最近学习TensorFlow2,利用tf2构建深度学习推荐系统算法,模型保存和加载遇到了几个问题,深感无力,也未找到直接的解决方法,特此记录一下,希望博友们给点提示。
1.通用模型参数保存加载(没毛病)
利用tf2的save_weights和load_weights,该方法加载参数,需要提前构建深度学习网络。伪代码代码案例如下:
(1)自建神经网络
class Deep(Model):
"""
DNN网络
"""
def __init__(self, hiddens):
"""
:param hiddens: 每个隐藏层神经元数
"""
super(Deep, self).__init__()
self.hiddens = hiddens
self.deep_model = tf.keras.models.Sequential()
for hidden in hiddens:
self.deep_model.add(Dense(hidden, activation='relu', kernel_regularizer=tf.keras.regularizers.l2()))
def call(self, inputs, training=None, mask=None):
return self.deep_model(inputs)
(2)模型训练和保存模型
model = Deep([64, 64])
model.compile(loss='binary_crossentropy', metrics=['accuracy', 'AUC'])
checkpoint_save_path = 'model/deep_cross.ckpt'
cp_callback = tf.keras.callbacks.ModelCheckpoint(filepath=checkpoint_save_path, save_weights_only=True)
model.fit(train_data, epochs=1, class_weight=class_weight, validation_data=dev_data, callbacks=cp_callback)
(3) 模型文件
(4)加载模型进行预测
model = Deep([64, 64])
model.compile(loss='binary_crossentropy', metrics=['accuracy', 'AUC'])
checkpoint_save_path = 'model/deep_cross.ckpt'
model.load_weights(checkpoint_save_path)
result = model.predict(dev_data)
2.h5模型应用(坑坑不断,暂时放弃中)
采用h5的目的是不想使用网络搭建那部分代码,只想直接获取模型进行预测。
bug 1、Unable to create link (name already exist)

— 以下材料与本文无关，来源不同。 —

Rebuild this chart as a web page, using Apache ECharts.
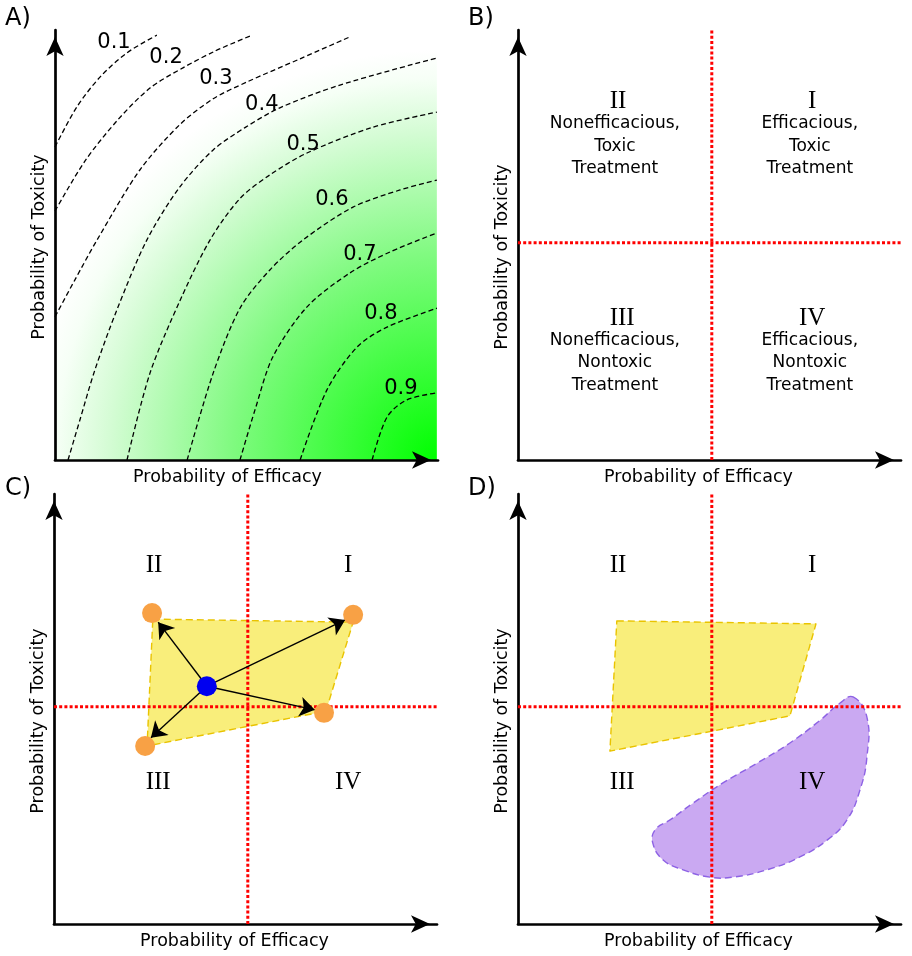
<!DOCTYPE html>
<html><head><meta charset="utf-8">
<script src="https://cdn.jsdelivr.net/npm/echarts/dist/echarts.min.js"></script>
<style>html,body{margin:0;padding:0;background:#fff}#c{width:912px;height:956px}</style>
</head><body><div id="c"></div><script>
// ---------- Panel A: utility contours ----------
const contourLabels = ['0.1','0.2','0.3','0.4','0.5','0.6','0.7','0.8','0.9'];
const contour1 = [[0,72.8],[5.7,82.1],[11.8,89.1],[18.8,94.7],[26.6,98.8]];
const contour2 = [[0,57.9],[7.8,69.5],[16.4,79.1],[24.8,86.5],[33.4,91.2],[41.8,95.1],[50.9,98.6]];
const contour3 = [[0,33.3],[5.2,41.9],[11.0,51.2],[22.2,67.5],[32.6,78.0],[41.3,84.0],[50.1,87.9],[64.0,93.3],[77.0,98.4]];
const contour4 = [[3.4,0],[6.5,9.3],[10.4,20.9],[16.2,35.0],[24.0,51.2],[32.6,63.5],[41.3,72.1],[49.6,77.3],[58.7,81.9],[74.4,87.2],[99.7,93.5]];
const contour5 = [[18.8,0],[24.8,20.2],[32.6,37.0],[40.5,51.2],[48.3,60.8],[56.1,66.3],[65.8,71.4],[83.0,77.4],[99.7,80.9]];
const contour6 = [[34.5,0],[41.3,20.2],[48.3,35.3],[56.1,44.2],[64.8,51.2],[77.8,58.8],[90.1,62.8],[99.7,65.1]];
const contour7 = [[48.3,0],[52.2,11.6],[56.9,24.0],[65.8,35.6],[77.0,43.5],[87.5,48.4],[99.7,52.8]];
const contour8 = [[64.0,0],[71.0,16.3],[78.9,26.3],[86.7,30.9],[99.7,35.3]];
const contour9 = [[82.8,0],[86.7,10.0],[91.9,14.0],[99.7,15.6]];
const contourLabelPos = [[15.4,97.0],[29.0,93.7],[42.0,88.8],[54.0,82.6],[64.8,73.3],[72.3,60.5],[79.6,47.7],[85.1,34.0],[90.3,16.7]];
const utilityField = [[0,0],[99.7,98.4]]; // extent of shaded field

// ---------- Quadrants ----------
const quadrantSplit = [50.6, 50.5];
const numerals = ['II','I','III','IV'];
const numeralPos = [[26.1,83.3],[76.8,83.3],[27.2,33.0],[76.8,33.0]];
const descriptions = ['Nonefficacious,\nToxic\nTreatment','Efficacious,\nToxic\nTreatment','Nonefficacious,\nNontoxic\nTreatment','Efficacious,\nNontoxic\nTreatment'];
const descriptionPos = [[25.3,73.0],[76.2,73.0],[25.3,22.6],[76.2,22.6]];

// ---------- Panel C / D ----------
const doseRegion = [[25.8,70.9],[78.1,70.2],[71.0,49.5],[24.3,41.4]];
const doseRegionD = [[25.8,70.5],[77.8,69.8],[71.0,48.4],[24.0,40.2]];
const cornerPoints = [[25.6,72.3],[78.1,71.9],[70.5,49.1],[23.8,41.4]];
const centerPoint = [[39.9,55.3]];
const arrowEnds = [[27.2,70.2],[76.0,70.7],[68.1,49.8],[25.3,43.3]];
const targetRegion = [[87.5,52.8],[91.1,48.1],[91.1,38.8],[89.3,31.2],[85.9,24.2],[80.7,19.5],[73.6,15.6],[65.0,12.6],[56.1,10.9],[50.1,10.9],[43.1,12.6],[37.9,14.9],[35.2,18.8],[35.8,21.9],[39.7,24.2],[45.7,28.1],[53.5,32.8],[62.4,37.4],[71.0,42.1],[78.9,47.4],[84.1,51.4]];

const panelLetters = ['A)','B)','C)','D)'];

const FONT = 'DejaVu Sans';
const grids = [
  {left:55, top:30, width:383, height:430},
  {left:518, top:30, width:383, height:430},
  {left:54, top:494, width:383, height:430},
  {left:518, top:494, width:383, height:430}
].map(g => Object.assign({outerBoundsMode:'none', containLabel:false}, g));

const axisLineCfg = {onZero:false, symbol:['none','arrow'], symbolSize:[13,19], symbolOffset:[0,-7], lineStyle:{color:'#000', width:2.7}};
const xShift = [19, 11, 11, 11];
const yShift = [2, 12, 12, 12];
const xAxes = grids.map((g,i)=>({gridIndex:i, type:'value', min:0, max:100,
  name:'Probability of Efficacy', nameLocation:'middle', nameGap:8,
  nameTextStyle:{fontFamily:FONT, fontSize:17.5, color:'#000', padding:[0,2*xShift[i],0,0]},
  axisLine:axisLineCfg, axisTick:{show:false}, axisLabel:{show:false}, splitLine:{show:false}}));
const yAxes = grids.map((g,i)=>({gridIndex:i, type:'value', min:0, max:100,
  name:'Probability of Toxicity', nameLocation:'middle', nameGap:7,
  nameTextStyle:{fontFamily:FONT, fontSize:17.5, color:'#000', padding:[0,2*yShift[i],0,0]},
  axisLine:axisLineCfg, axisTick:{show:false}, axisLabel:{show:false}, splitLine:{show:false}}));

const series = [];
// gradient field
series.push({type:'custom', xAxisIndex:0, yAxisIndex:0, z:-1, silent:true, data:[[0,0]],
  renderItem:(params, api)=>{
    const p0 = api.coord([utilityField[0][0], utilityField[1][1]]);
    const p1 = api.coord([utilityField[1][0], utilityField[0][1]]);
    return {type:'rect', shape:{x:p0[0], y:p0[1], width:p1[0]-p0[0], height:p1[1]-p0[1]},
      style:{fill:new echarts.graphic.RadialGradient(p1[0], p1[1], 410, [
        {offset:0, color:'#00ff00'}, {offset:0.5, color:'#80fa80'}, {offset:0.8, color:'#d4fcd4'},
        {offset:0.93, color:'#f6fff6'}, {offset:1, color:'#ffffff'}], true)}};
  }});
[contour1,contour2,contour3,contour4,contour5,contour6,contour7,contour8,contour9].forEach(c=>{
  series.push({type:'line', xAxisIndex:0, yAxisIndex:0, data:c, smooth:0.3, showSymbol:false, silent:true,
    lineStyle:{color:'#000', width:1.3, type:[5,3]}, z:3});
});
function textSeries(grid, pos, texts, style){
  return {type:'custom', xAxisIndex:grid, yAxisIndex:grid, z:10, silent:true,
    data:pos.map(p=>[p[0],p[1]]),
    renderItem:(params, api)=>{
      const p = api.coord([api.value(0), api.value(1)]);
      return {type:'text', x:p[0], y:p[1], style:Object.assign({text:texts[params.dataIndex], fill:'#000', align:'center', verticalAlign:'middle'}, style)};
    }};
}
series.push(textSeries(0, contourLabelPos, contourLabels, {fontFamily:FONT, fontSize:21}));

// quadrant split lines
for (let g=1; g<4; g++){
  const ls = {color:'#ff0000', width:3, type:[3,2.2]};
  series.push({type:'line', xAxisIndex:g, yAxisIndex:g, data:[[quadrantSplit[0],0],[quadrantSplit[0],100]], showSymbol:false, silent:true, lineStyle:ls, z:4});
  series.push({type:'line', xAxisIndex:g, yAxisIndex:g, data:[[0,quadrantSplit[1]],[100,quadrantSplit[1]]], showSymbol:false, silent:true, lineStyle:ls, z:4});
  series.push(textSeries(g, numeralPos, numerals, {fontFamily:'Liberation Serif', fontSize:25}));
}
series.push(textSeries(1, descriptionPos, descriptions, {fontFamily:FONT, fontSize:17, lineHeight:22.6}));

function polygonSeries(grid, pts, fill, stroke, smooth, z){
  return {type:'custom', xAxisIndex:grid, yAxisIndex:grid, z:z, silent:true, data:[[0,0]],
    renderItem:(params, api)=>({type:'polygon', shape:{points:pts.map(p=>api.coord(p)), smooth:smooth},
      style:{fill:fill, stroke:stroke, lineWidth:1.4, lineDash:[7,4], lineJoin:'round'}})};
}
series.push(polygonSeries(2, doseRegion, '#f9ee7b', '#e9c300', 0, 2));
series.push(polygonSeries(3, doseRegionD, '#f9ee7b', '#e9c300', 0, 2));
series.push(polygonSeries(3, targetRegion, '#caa9f2', '#8d62e4', 0.45, 2));

series.push({type:'lines', coordinateSystem:'cartesian2d', xAxisIndex:2, yAxisIndex:2, z:5, silent:true,
  symbol:['none','arrow'], symbolSize:15,
  lineStyle:{color:'#000', width:1.4, opacity:1, curveness:0},
  data:arrowEnds.map(e=>({coords:[centerPoint[0], e]}))});
series.push({type:'scatter', xAxisIndex:2, yAxisIndex:2, z:6, silent:true, data:cornerPoints, symbolSize:20,
  itemStyle:{color:'#f8a145', opacity:1}});
series.push({type:'scatter', xAxisIndex:2, yAxisIndex:2, z:7, silent:true, data:centerPoint, symbolSize:20,
  itemStyle:{color:'#0000f0', opacity:1}});

const letterPos = [[5,7],[468,7],[5,477],[468,477]];
const graphic = panelLetters.map((t,i)=>({type:'text', left:letterPos[i][0], top:letterPos[i][1],
  style:{text:t, fontFamily:FONT, fontSize:24, fill:'#000'}}));

const chart = echarts.init(document.getElementById('c'), null, {renderer:'canvas'});
chart.setOption({animation:false, backgroundColor:'#fff', grid:grids, xAxis:xAxes, yAxis:yAxes, series:series, graphic:graphic});
</script></body></html>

出现该问题是因为构建自己的网络,利用循环添加w,b参数,未添加变量名,导致的问题,解决方法和问题代码和注释如下:
class Cross(Model):
"""
cross网络
"""
def __init__(self, embed_dim, layer_num):
"""
:param embed_dim: 输入向量长度
:param layer_num: 网络层数
"""
super(Cross, self).__init__()
self.embed_dim = embed_dim
self.layer_num = layer_num
self.ws = []
self.bs = []
# tf.Variable需要自己添加name参数,名称不能相同,不加即出现上述bug
for i in range(layer_num):
# 变量加了不同的name,否则保存h5模型会报错
self.ws.append(tf.Variable(tf.random.truncated_normal(shape=(embed_dim, 1), stddev=0.01)), name='w' + str(i))
self.bs.append(tf.Variable(tf.zeros(shape=(embed_dim, 1))), name='b' + str(i))
def call(self, inputs, training=None, mask=None):
x0 = inputs
xl = x0
for w, b in zip(self.ws, self.bs):
xl_T = tf.reshape(xl, [-1, 1, self.embed_dim])
xlTw = tf.tensordot(xl_T, w, axes=1)
xl = x0 * xlTw + b + xl
return xl
# 模型工具间和训练
model = Cross(256, 3)
model.compile(loss='binary_crossentropy', metrics=['accuracy', 'AUC'])
# 以h5为后缀,callbacks删除只保存weights
checkpoint_save_path = 'model/deep_cross.h5'
cp_callback = tf.keras.callbacks.ModelCheckpoint(filepath=checkpoint_save_path)
model.fit(train_data, epochs=1, class_weight=class_weight, validation_data=dev_data, callbacks=cp_callback)
bug 2、no model found in config file
接上面代码,利用tf.keras.models.load_model(‘model/deep_cross.h5’)加载h5模型直接报错。
(1)尝试重写get_config,无效
bug 3、NotImplementedError: Saving the model to HDF5
完整bug
NotImplementedError: Saving the model to HDF5 format requires the model to be a Functional model or a Sequential model. It does not work for subclassed models, because such models are defined via the body of a Python method, which isn’t safely serializable. Consider saving to the Tensorflow SavedModel format (by setting save_format=“tf”) or using save_weights
貌似和bug2是一个原因,不能保存自定义网络h5。不在训练过程中保存模型,训练完直接保存h5,直接报错。
model = Cross(256, 3)
model.compile(loss='binary_crossentropy', metrics=['accuracy', 'AUC'])
# 以h5为后缀,callbacks删除只保存weights
checkpoint_save_path = 'model/deep_cross.h5'
model.fit(train_data, epochs=1, class_weight=class_weight, validation_data=dev_data)
model.save(checkpoint_save_path)
综上
暂时还是好好用save_weights和load_weights吧,毕竟自定义网络,自己有代码的。